**** DATA ENTRIES
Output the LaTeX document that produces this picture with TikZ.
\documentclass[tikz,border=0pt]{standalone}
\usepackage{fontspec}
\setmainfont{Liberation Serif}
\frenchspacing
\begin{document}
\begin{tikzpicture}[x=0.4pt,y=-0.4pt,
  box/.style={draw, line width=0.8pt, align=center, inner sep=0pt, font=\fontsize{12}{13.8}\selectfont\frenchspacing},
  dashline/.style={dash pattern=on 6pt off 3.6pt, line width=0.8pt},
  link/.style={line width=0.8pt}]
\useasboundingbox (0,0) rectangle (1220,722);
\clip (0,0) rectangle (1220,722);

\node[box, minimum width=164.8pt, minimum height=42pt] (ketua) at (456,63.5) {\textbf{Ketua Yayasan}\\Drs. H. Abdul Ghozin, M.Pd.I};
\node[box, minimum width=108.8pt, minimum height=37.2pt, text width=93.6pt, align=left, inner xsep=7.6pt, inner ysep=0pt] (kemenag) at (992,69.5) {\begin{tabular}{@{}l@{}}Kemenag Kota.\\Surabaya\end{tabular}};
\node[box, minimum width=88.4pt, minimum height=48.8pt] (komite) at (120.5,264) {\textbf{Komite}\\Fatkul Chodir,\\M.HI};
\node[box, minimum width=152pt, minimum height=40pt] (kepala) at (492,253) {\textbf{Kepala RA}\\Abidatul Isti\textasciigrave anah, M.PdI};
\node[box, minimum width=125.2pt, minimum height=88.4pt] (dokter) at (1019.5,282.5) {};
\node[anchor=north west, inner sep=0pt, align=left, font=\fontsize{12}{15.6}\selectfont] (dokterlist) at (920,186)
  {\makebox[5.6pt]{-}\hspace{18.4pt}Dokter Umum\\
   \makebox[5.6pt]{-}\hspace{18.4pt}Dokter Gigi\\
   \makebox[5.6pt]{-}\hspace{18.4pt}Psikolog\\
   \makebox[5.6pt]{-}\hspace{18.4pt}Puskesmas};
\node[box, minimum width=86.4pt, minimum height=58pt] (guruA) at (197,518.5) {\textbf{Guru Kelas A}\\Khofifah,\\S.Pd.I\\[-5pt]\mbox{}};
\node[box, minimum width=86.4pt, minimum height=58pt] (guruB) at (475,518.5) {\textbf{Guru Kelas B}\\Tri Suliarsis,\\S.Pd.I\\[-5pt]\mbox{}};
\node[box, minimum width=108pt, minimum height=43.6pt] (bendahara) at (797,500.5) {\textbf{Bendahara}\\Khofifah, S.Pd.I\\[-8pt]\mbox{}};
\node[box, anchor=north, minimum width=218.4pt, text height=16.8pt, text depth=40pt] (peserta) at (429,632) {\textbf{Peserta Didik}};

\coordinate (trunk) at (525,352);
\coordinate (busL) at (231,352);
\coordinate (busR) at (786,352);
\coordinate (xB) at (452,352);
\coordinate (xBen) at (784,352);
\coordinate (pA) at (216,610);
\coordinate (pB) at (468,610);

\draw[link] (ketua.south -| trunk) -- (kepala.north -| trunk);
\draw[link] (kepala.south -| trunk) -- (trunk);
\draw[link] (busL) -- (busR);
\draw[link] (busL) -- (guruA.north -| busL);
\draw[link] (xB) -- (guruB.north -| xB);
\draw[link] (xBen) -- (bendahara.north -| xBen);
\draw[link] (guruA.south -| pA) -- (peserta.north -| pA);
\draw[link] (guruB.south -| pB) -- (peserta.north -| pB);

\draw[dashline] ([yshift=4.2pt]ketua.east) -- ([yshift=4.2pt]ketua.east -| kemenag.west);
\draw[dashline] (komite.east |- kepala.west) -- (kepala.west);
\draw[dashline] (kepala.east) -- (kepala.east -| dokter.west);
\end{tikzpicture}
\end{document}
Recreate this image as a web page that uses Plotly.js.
********
• _TASK PROMPT_: Would you reproduce the material above in full, exactly as given?

• _PROBLEM SOLUTION_:
Output the LaTeX document that produces this picture with TikZ.
\documentclass[tikz,border=0pt]{standalone}
\usepackage{fontspec}
\setmainfont{Liberation Serif}
\frenchspacing
\begin{document}
\begin{tikzpicture}[x=0.4pt,y=-0.4pt,
  box/.style={draw, line width=0.8pt, align=center, inner sep=0pt, font=\fontsize{12}{13.8}\selectfont\frenchspacing},
  dashline/.style={dash pattern=on 6pt off 3.6pt, line width=0.8pt},
  link/.style={line width=0.8pt}]
\useasboundingbox (0,0) rectangle (1220,722);
\clip (0,0) rectangle (1220,722);

\node[box, minimum width=164.8pt, minimum height=42pt] (ketua) at (456,63.5) {\textbf{Ketua Yayasan}\\Drs. H. Abdul Ghozin, M.Pd.I};
\node[box, minimum width=108.8pt, minimum height=37.2pt, text width=93.6pt, align=left, inner xsep=7.6pt, inner ysep=0pt] (kemenag) at (992,69.5) {\begin{tabular}{@{}l@{}}Kemenag Kota.\\Surabaya\end{tabular}};
\node[box, minimum width=88.4pt, minimum height=48.8pt] (komite) at (120.5,264) {\textbf{Komite}\\Fatkul Chodir,\\M.HI};
\node[box, minimum width=152pt, minimum height=40pt] (kepala) at (492,253) {\textbf{Kepala RA}\\Abidatul Isti\textasciigrave anah, M.PdI};
\node[box, minimum width=125.2pt, minimum height=88.4pt] (dokter) at (1019.5,282.5) {};
\node[anchor=north west, inner sep=0pt, align=left, font=\fontsize{12}{15.6}\selectfont] (dokterlist) at (920,186)
  {\makebox[5.6pt]{-}\hspace{18.4pt}Dokter Umum\\
   \makebox[5.6pt]{-}\hspace{18.4pt}Dokter Gigi\\
   \makebox[5.6pt]{-}\hspace{18.4pt}Psikolog\\
   \makebox[5.6pt]{-}\hspace{18.4pt}Puskesmas};
\node[box, minimum width=86.4pt, minimum height=58pt] (guruA) at (197,518.5) {\textbf{Guru Kelas A}\\Khofifah,\\S.Pd.I\\[-5pt]\mbox{}};
\node[box, minimum width=86.4pt, minimum height=58pt] (guruB) at (475,518.5) {\textbf{Guru Kelas B}\\Tri Suliarsis,\\S.Pd.I\\[-5pt]\mbox{}};
\node[box, minimum width=108pt, minimum height=43.6pt] (bendahara) at (797,500.5) {\textbf{Bendahara}\\Khofifah, S.Pd.I\\[-8pt]\mbox{}};
\node[box, anchor=north, minimum width=218.4pt, text height=16.8pt, text depth=40pt] (peserta) at (429,632) {\textbf{Peserta Didik}};

\coordinate (trunk) at (525,352);
\coordinate (busL) at (231,352);
\coordinate (busR) at (786,352);
\coordinate (xB) at (452,352);
\coordinate (xBen) at (784,352);
\coordinate (pA) at (216,610);
\coordinate (pB) at (468,610);

\draw[link] (ketua.south -| trunk) -- (kepala.north -| trunk);
\draw[link] (kepala.south -| trunk) -- (trunk);
\draw[link] (busL) -- (busR);
\draw[link] (busL) -- (guruA.north -| busL);
\draw[link] (xB) -- (guruB.north -| xB);
\draw[link] (xBen) -- (bendahara.north -| xBen);
\draw[link] (guruA.south -| pA) -- (peserta.north -| pA);
\draw[link] (guruB.south -| pB) -- (peserta.north -| pB);

\draw[dashline] ([yshift=4.2pt]ketua.east) -- ([yshift=4.2pt]ketua.east -| kemenag.west);
\draw[dashline] (komite.east |- kepala.west) -- (kepala.west);
\draw[dashline] (kepala.east) -- (kepala.east -| dokter.west);
\end{tikzpicture}
\end{document}
Recreate this image as a web page that uses Plotly.js.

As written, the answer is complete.